On Thu, Aug 19, 2004 at 10:53:06AM -0500, Jonathan Scott Duff wrote:
: I like "each" best though. Why exactly can't it work?
It could be made to work. The sources of cognitive interference are:
1. Perl 5's each(%hash) function, which is probably not a problem.
2. Ruby's array.each {|x| print x } construct, which probably ought to
be spelled differently anyway.
3. English's "each", which doesn't work so well in "while each $IN".
It's hard to come up with an English word that means "next" in scalar
context but "all" in list context. So I lean toward punctuation, and
since <> is historical, I like <$IN> and $IN.<> for that. But if I had
to pick a good generic word that doesn't commit, I'd pick .read as
a shortened form of Perl 5's .readline. (Leaving aside the conflict
with the current read() function, which *might* be resolvable with MMD.)

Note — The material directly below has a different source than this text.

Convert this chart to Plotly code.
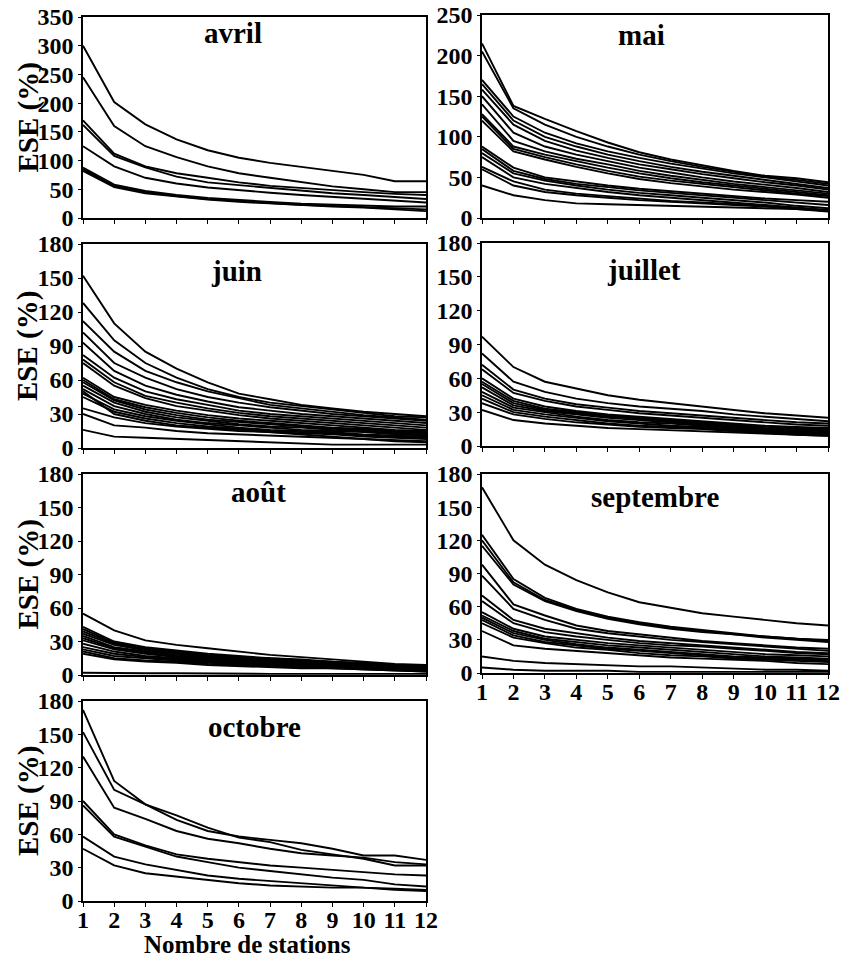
import plotly.graph_objects as go

stations = list(range(1, 13))

avril = [
    [300, 202, 163, 137, 118, 105, 96, 89, 81, 75, 64, 64],
    [245, 160, 125, 106, 90, 78, 70, 62, 55, 50, 45, 45],
    [170, 112, 90, 78, 70, 62, 56, 52, 48, 45, 42, 40],
    [162, 108, 88, 72, 62, 57, 52, 47, 43, 40, 36, 33],
    [125, 90, 70, 60, 53, 48, 44, 40, 37, 33, 30, 27],
    [88, 58, 47, 40, 35, 31, 28, 25, 23, 21, 20, 20],
    [85, 56, 45, 38, 33, 29, 26, 23, 21, 19, 18, 15],
    [82, 54, 43, 37, 32, 28, 25, 22, 20, 18, 15, 12],
]

mai = [
    [215, 138, 122, 107, 93, 81, 72, 65, 58, 52, 49, 44],
    [205, 135, 115, 100, 88, 78, 70, 63, 57, 51, 47, 42],
    [170, 125, 105, 92, 82, 74, 67, 61, 55, 50, 45, 40],
    [165, 120, 100, 88, 78, 70, 63, 57, 52, 47, 42, 37],
    [158, 115, 95, 83, 74, 66, 60, 54, 49, 44, 40, 35],
    [150, 105, 88, 78, 70, 62, 56, 50, 45, 41, 37, 32],
    [140, 95, 82, 73, 66, 58, 52, 47, 42, 38, 34, 30],
    [128, 88, 78, 70, 62, 55, 49, 44, 40, 36, 32, 28],
    [125, 85, 75, 66, 58, 51, 46, 42, 38, 34, 30, 27],
    [120, 82, 72, 63, 55, 48, 43, 39, 35, 32, 29, 25],
    [88, 62, 50, 45, 40, 36, 33, 30, 27, 24, 22, 20],
    [85, 58, 48, 42, 38, 34, 31, 28, 25, 22, 19, 16],
    [80, 55, 46, 40, 35, 31, 28, 25, 22, 19, 15, 12],
    [75, 50, 42, 37, 32, 28, 25, 22, 19, 16, 13, 10],
    [63, 45, 35, 30, 27, 24, 21, 19, 17, 15, 12, 9],
    [60, 40, 32, 28, 25, 22, 20, 18, 16, 14, 11, 8],
    [40, 28, 22, 18, 17, 16, 15, 14, 13, 12, 11, 9],
]

juin = [
    [152, 110, 85, 70, 58, 48, 43, 38, 35, 32, 30, 28],
    [128, 95, 75, 62, 52, 45, 40, 37, 34, 31, 28, 27],
    [112, 85, 68, 58, 50, 44, 38, 35, 32, 29, 27, 25],
    [102, 75, 62, 52, 45, 40, 36, 33, 30, 28, 26, 24],
    [93, 68, 55, 47, 41, 36, 33, 30, 28, 26, 24, 22],
    [82, 62, 50, 43, 38, 33, 30, 28, 26, 24, 22, 20],
    [78, 58, 46, 40, 35, 31, 28, 26, 24, 22, 20, 18],
    [75, 55, 44, 37, 33, 29, 26, 24, 22, 20, 18, 16],
    [62, 45, 38, 33, 29, 26, 24, 22, 20, 18, 16, 15],
    [60, 43, 36, 31, 27, 24, 22, 20, 18, 17, 15, 14],
    [58, 42, 34, 29, 25, 23, 21, 19, 17, 16, 14, 13],
    [55, 40, 32, 27, 24, 21, 19, 18, 16, 15, 13, 12],
    [52, 37, 30, 25, 22, 20, 18, 16, 15, 14, 12, 11],
    [50, 30, 24, 20, 18, 16, 14, 12, 10, 8, 6, 5],
    [48, 34, 28, 24, 21, 18, 16, 15, 14, 12, 11, 10],
    [45, 32, 26, 22, 19, 17, 15, 14, 13, 11, 10, 9],
    [35, 27, 22, 19, 17, 15, 14, 13, 12, 10, 9, 8],
    [30, 20, 18, 15, 13, 12, 11, 10, 9, 8, 7, 6],
    [16, 10, 9, 8, 7, 6, 5, 4, 3, 3, 3, 3],
]

juillet = [
    [97, 70, 57, 51, 45, 41, 38, 35, 32, 29, 27, 25],
    [82, 57, 48, 42, 38, 35, 33, 31, 28, 26, 24, 22],
    [72, 50, 42, 37, 34, 31, 29, 27, 25, 23, 21, 20],
    [68, 47, 40, 35, 32, 29, 27, 25, 23, 21, 19, 18],
    [60, 42, 35, 31, 28, 26, 24, 22, 20, 18, 17, 16],
    [57, 40, 33, 30, 27, 25, 23, 21, 19, 17, 16, 15],
    [55, 38, 32, 29, 26, 24, 22, 20, 18, 16, 15, 14],
    [52, 36, 31, 28, 25, 23, 21, 19, 17, 15, 14, 13],
    [48, 34, 30, 26, 23, 21, 20, 18, 16, 14, 13, 12],
    [45, 32, 28, 25, 22, 20, 18, 17, 15, 13, 12, 11],
    [42, 30, 26, 23, 20, 18, 17, 16, 14, 12, 11, 10],
    [38, 28, 24, 21, 19, 17, 16, 15, 13, 12, 10, 9],
    [32, 23, 20, 18, 16, 15, 14, 13, 12, 11, 10, 9],
]

aout = [
    [55, 40, 31, 27, 24, 21, 18, 16, 14, 12, 10, 9],
    [43, 30, 25, 22, 19, 17, 15, 14, 12, 11, 9, 8],
    [41, 29, 24, 21, 18, 16, 15, 13, 12, 10, 9, 8],
    [39, 28, 23, 20, 17, 15, 14, 13, 11, 10, 9, 7],
    [37, 27, 22, 19, 17, 15, 13, 12, 11, 10, 8, 7],
    [35, 25, 21, 18, 16, 14, 13, 12, 11, 9, 8, 7],
    [33, 24, 20, 17, 15, 13, 12, 11, 10, 9, 8, 6],
    [31, 23, 19, 16, 14, 13, 12, 11, 10, 9, 7, 6],
    [28, 21, 17, 15, 13, 12, 11, 10, 9, 8, 7, 5],
    [25, 19, 16, 14, 12, 11, 10, 9, 8, 7, 6, 5],
    [23, 17, 15, 13, 11, 10, 9, 8, 7, 6, 5, 4],
    [21, 15, 13, 12, 10, 9, 8, 7, 6, 5, 4, 3],
    [19, 14, 12, 11, 9, 8, 7, 6, 6, 5, 4, 3],
    [2, 1.5, 1.5, 1.5, 1.2, 1.2, 1, 1, 1, 1, 1, 1],
]

septembre = [
    [168, 120, 98, 84, 73, 64, 59, 54, 51, 48, 45, 43],
    [125, 85, 68, 58, 51, 46, 42, 39, 36, 33, 31, 30],
    [120, 82, 66, 57, 50, 45, 41, 38, 35, 33, 31, 29],
    [115, 80, 65, 56, 49, 44, 40, 37, 35, 32, 30, 28],
    [98, 62, 52, 43, 38, 35, 32, 29, 27, 25, 23, 22],
    [88, 58, 48, 40, 36, 33, 30, 28, 26, 24, 22, 20],
    [70, 48, 40, 36, 32, 29, 27, 25, 23, 21, 19, 18],
    [65, 45, 37, 33, 30, 27, 25, 24, 22, 20, 18, 17],
    [55, 40, 33, 30, 27, 25, 23, 21, 19, 17, 16, 15],
    [52, 38, 31, 28, 25, 23, 21, 19, 17, 15, 14, 13],
    [50, 36, 30, 26, 23, 21, 19, 17, 15, 14, 13, 12],
    [48, 34, 28, 25, 22, 20, 18, 16, 14, 13, 12, 11],
    [45, 32, 27, 23, 21, 18, 16, 15, 13, 12, 11, 10],
    [38, 25, 22, 20, 18, 16, 14, 13, 12, 11, 9, 8],
    [15, 11, 9, 8, 7, 6, 6, 5, 4, 3, 3, 2],
    [5, 3, 2, 2, 2, 1, 1, 1, 1, 1, 1, 1],
]

octobre = [
    [172, 108, 87, 77, 66, 57, 53, 46, 42, 38, 32, 32],
    [152, 100, 87, 73, 63, 58, 55, 52, 47, 41, 41, 37],
    [130, 84, 74, 63, 56, 52, 47, 43, 41, 39, 35, 33],
    [90, 60, 50, 42, 38, 35, 32, 30, 28, 26, 24, 23],
    [86, 58, 49, 40, 35, 30, 27, 24, 21, 19, 15, 13],
    [58, 40, 33, 28, 23, 20, 18, 16, 14, 12, 11, 10],
    [47, 32, 25, 22, 19, 16, 14, 13, 12, 12, 10, 9],
]

month_names = ["avril", "mai", "juin", "juillet", "août", "septembre", "octobre"]
month_data = [avril, mai, juin, juillet, aout, septembre, octobre]
y_max = [350, 250, 180, 180, 180, 180, 180]
y_step = [50, 50, 30, 30, 30, 30, 30]

W, H = 846, 960
# panel boxes in pixels: (left, right, top, bottom)
boxes = [
    (83, 426, 17, 218),
    (482, 828, 15, 218),
    (83, 426, 244, 448),
    (482, 828, 243, 446),
    (83, 426, 474, 675),
    (482, 828, 474, 673),
    (83, 426, 701, 901),
]
title_pos = [(233, 33), (641, 35), (236, 271), (644, 270), (258, 492), (655, 497), (254, 727)]
show_xlabels = [False, False, False, False, False, True, True]

FONT = "Liberation Serif"
fig = go.Figure()
layout = dict(
    width=W, height=H,
    margin=dict(l=0, r=0, t=0, b=0, autoexpand=False),
    paper_bgcolor="white", plot_bgcolor="white",
    showlegend=False,
    font=dict(family=FONT, size=23, color="black"),
)
annotations = []

for i, (name, curves) in enumerate(zip(month_names, month_data)):
    n = i + 1
    xa = "x" if n == 1 else f"x{n}"
    ya = "y" if n == 1 else f"y{n}"
    for c in curves:
        fig.add_trace(go.Scatter(x=stations, y=c, mode="lines", xaxis=xa, yaxis=ya,
                                 line=dict(color="black", width=1.9), hoverinfo="skip"))
    l, r, t, b = boxes[i]
    xkey = "xaxis" if n == 1 else f"xaxis{n}"
    ykey = "yaxis" if n == 1 else f"yaxis{n}"
    layout[xkey] = dict(
        domain=[l / W, r / W], anchor=ya, range=[1, 12], automargin=False,
        tickmode="array", tickvals=stations, ticktext=[str(s) for s in stations],
        showticklabels=show_xlabels[i], ticks="outside", ticklen=4, tickcolor="black",
        ticklabelstandoff=-8,
        showline=True, linecolor="black", linewidth=1.5, mirror=True,
        showgrid=False, zeroline=False,
        tickfont=dict(family=FONT, size=24, color="black", weight="bold"),
    )
    layout[ykey] = dict(
        domain=[1 - b / H, 1 - t / H], anchor=xa, range=[0, y_max[i]], automargin=False,
        tickmode="linear", tick0=0, dtick=y_step[i],
        ticks="outside", ticklen=3, tickcolor="black",
        showline=True, linecolor="black", linewidth=1.5, mirror=True,
        showgrid=False, zeroline=False,
        tickfont=dict(family=FONT, size=24, color="black", weight="bold"),
    )
    tx, ty = title_pos[i]
    annotations.append(dict(text=f"<b>{name}</b>", x=tx / W, y=1 - ty / H, xref="paper", yref="paper",
                            showarrow=False, xanchor="center", yanchor="middle",
                            font=dict(family=FONT, size=29, color="black")))
    if l < 200:
        annotations.append(dict(text="<b>ESE (%)</b>", x=28 / W, y=1 - ((t + b) / 2) / H,
                                xref="paper", yref="paper", showarrow=False, textangle=-90,
                                xanchor="center", yanchor="middle",
                                font=dict(family=FONT, size=29, color="black")))

annotations.append(dict(text="<b>Nombre de stations</b>", x=248 / W, y=1 - 944 / H,
                        xref="paper", yref="paper", showarrow=False,
                        xanchor="center", yanchor="middle",
                        font=dict(family=FONT, size=25, color="black")))
layout["annotations"] = annotations
fig.update_layout(**layout)
fig.write_html("out.html", config={"displayModeBar": False},
               post_script="document.body.style.margin='0';document.body.style.overflow='hidden';")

If we try to set up a table, we get something like:
next as scalar all as list
============== ===========
$iter $iter.read $iter.read
@array @array.shift @array
$array $array.shift @$array $array[]
%hash %hash.each %hash .keys .values .pairs .kv
$hash $hash.each %$hash .keys .values .pairs .kv
This table shows us a number of bogusoidal facts. .read and .shift
are destructive. Nothing else is. But .read and .shift are not
synonymous in list context. %hash.each doesn't actually return a
scalar if we follow Perl 5, which we probably aren't. %hash probably
means %hash.pairs in list context. Arguably .keys, .values, .pairs,
and .kv should all autoiterate in scalar context, which should replace
.each entirely. @array should respond to .pairs and .kv, pretending
the implicit array indexes are hash keys. There is no non-destructive
scalar iterator for arrays except a C<for>, which makes me wonder if
there is a Rubyesque @array.for:{ dostuff }.

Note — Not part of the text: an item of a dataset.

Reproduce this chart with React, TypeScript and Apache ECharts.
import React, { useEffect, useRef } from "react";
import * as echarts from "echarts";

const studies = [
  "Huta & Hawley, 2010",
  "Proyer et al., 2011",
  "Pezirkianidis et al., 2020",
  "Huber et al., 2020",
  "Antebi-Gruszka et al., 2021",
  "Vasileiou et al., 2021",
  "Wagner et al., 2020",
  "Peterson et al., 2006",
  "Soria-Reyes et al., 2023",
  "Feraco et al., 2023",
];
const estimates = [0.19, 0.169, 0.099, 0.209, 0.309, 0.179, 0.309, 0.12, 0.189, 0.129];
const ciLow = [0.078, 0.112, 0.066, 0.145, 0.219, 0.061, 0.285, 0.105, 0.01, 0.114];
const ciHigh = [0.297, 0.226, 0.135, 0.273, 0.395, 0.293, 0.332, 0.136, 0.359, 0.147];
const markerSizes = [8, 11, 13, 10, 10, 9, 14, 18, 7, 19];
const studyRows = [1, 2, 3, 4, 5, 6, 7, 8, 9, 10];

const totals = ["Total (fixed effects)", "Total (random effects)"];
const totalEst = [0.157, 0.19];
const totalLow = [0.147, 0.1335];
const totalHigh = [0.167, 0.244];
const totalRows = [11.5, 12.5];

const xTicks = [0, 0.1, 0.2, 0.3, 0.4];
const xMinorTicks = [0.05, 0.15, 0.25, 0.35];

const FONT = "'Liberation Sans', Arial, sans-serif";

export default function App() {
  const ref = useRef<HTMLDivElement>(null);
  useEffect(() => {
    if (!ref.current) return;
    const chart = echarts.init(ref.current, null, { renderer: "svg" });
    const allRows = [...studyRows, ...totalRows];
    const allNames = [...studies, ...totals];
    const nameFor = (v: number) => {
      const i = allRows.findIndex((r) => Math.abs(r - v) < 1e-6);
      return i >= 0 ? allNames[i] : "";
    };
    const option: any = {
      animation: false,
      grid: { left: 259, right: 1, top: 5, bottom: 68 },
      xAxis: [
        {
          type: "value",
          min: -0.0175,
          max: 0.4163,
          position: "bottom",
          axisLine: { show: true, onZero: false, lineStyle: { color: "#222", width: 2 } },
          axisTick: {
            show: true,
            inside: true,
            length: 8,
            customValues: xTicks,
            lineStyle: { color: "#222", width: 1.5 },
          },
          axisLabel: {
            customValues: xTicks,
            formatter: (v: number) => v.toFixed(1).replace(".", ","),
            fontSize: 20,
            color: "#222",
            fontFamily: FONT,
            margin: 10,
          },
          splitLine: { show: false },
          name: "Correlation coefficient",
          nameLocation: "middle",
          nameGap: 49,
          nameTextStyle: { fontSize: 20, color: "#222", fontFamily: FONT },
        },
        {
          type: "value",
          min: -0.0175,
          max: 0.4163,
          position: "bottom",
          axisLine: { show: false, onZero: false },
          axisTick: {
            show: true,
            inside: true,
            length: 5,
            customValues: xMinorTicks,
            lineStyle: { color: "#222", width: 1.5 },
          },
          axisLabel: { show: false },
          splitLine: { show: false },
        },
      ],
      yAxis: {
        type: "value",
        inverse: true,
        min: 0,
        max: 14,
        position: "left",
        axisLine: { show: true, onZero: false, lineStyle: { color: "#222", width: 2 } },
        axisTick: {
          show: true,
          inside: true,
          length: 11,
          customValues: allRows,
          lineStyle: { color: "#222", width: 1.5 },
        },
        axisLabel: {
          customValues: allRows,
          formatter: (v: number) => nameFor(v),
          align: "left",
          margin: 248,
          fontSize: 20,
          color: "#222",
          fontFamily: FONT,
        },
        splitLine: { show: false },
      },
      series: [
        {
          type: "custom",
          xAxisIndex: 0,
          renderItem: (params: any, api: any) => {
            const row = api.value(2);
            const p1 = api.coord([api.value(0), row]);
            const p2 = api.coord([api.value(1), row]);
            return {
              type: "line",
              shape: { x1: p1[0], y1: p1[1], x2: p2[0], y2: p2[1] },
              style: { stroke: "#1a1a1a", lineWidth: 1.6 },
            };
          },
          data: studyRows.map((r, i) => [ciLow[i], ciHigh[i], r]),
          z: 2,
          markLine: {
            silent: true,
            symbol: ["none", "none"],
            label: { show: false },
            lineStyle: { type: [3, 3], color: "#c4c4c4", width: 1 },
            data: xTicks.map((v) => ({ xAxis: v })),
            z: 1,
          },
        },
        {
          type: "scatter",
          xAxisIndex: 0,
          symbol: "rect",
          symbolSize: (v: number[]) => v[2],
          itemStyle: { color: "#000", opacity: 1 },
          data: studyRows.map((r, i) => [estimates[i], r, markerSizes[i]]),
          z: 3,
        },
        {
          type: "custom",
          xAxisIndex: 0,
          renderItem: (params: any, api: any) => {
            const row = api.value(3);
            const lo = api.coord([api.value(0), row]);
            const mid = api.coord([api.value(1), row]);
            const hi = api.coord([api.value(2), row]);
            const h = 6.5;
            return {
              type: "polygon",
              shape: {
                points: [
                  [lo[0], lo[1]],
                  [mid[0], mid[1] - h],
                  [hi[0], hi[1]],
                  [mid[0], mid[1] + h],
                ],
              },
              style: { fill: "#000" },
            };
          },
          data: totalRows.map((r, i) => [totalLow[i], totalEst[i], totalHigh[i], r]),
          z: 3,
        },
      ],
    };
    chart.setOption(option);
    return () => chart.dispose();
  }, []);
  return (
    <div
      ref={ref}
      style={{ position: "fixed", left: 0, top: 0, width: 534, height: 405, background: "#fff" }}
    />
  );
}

So let's rewrite the table (assuming that all the hash methods are just
variants of .values), where N and D are non-destructing and destructive:
next D next N all D all N
====== ====== ===== =====
$iter $iter.read ?1 $iter.read ?2
@array @array.shift @array.for @array.splice @array
$array $array.shift $array.for $array.splice @$array
%hash ?3 %hash.values ?4 %hash.values
$hash ?3 $hash.values ?4 $hash.values
Hmm. Ignore ?1 and ?2, since it's not clear that iterators can be
read non-destructively. It looks like most of the problem is that
we're not consistent in how to destructively read something in a
context sensitive manner. And I don't really like .read anyway.
Without necessarily deprecating .shift or .splice, how about a table
that looks like this:
next D next N all D all N
====== ====== ===== =====
$iter $iter.pull ?1 $iter.pull ?2
@array @array.pull @array.values @array.pull @array
$array $array.pull $array.values $array.pull @$array
%hash %hash.pull %hash.values @array.pull %hash.values
$hash $hash.pull $hash.values @array.pull $hash.values
After all, a pull is the other end of a push.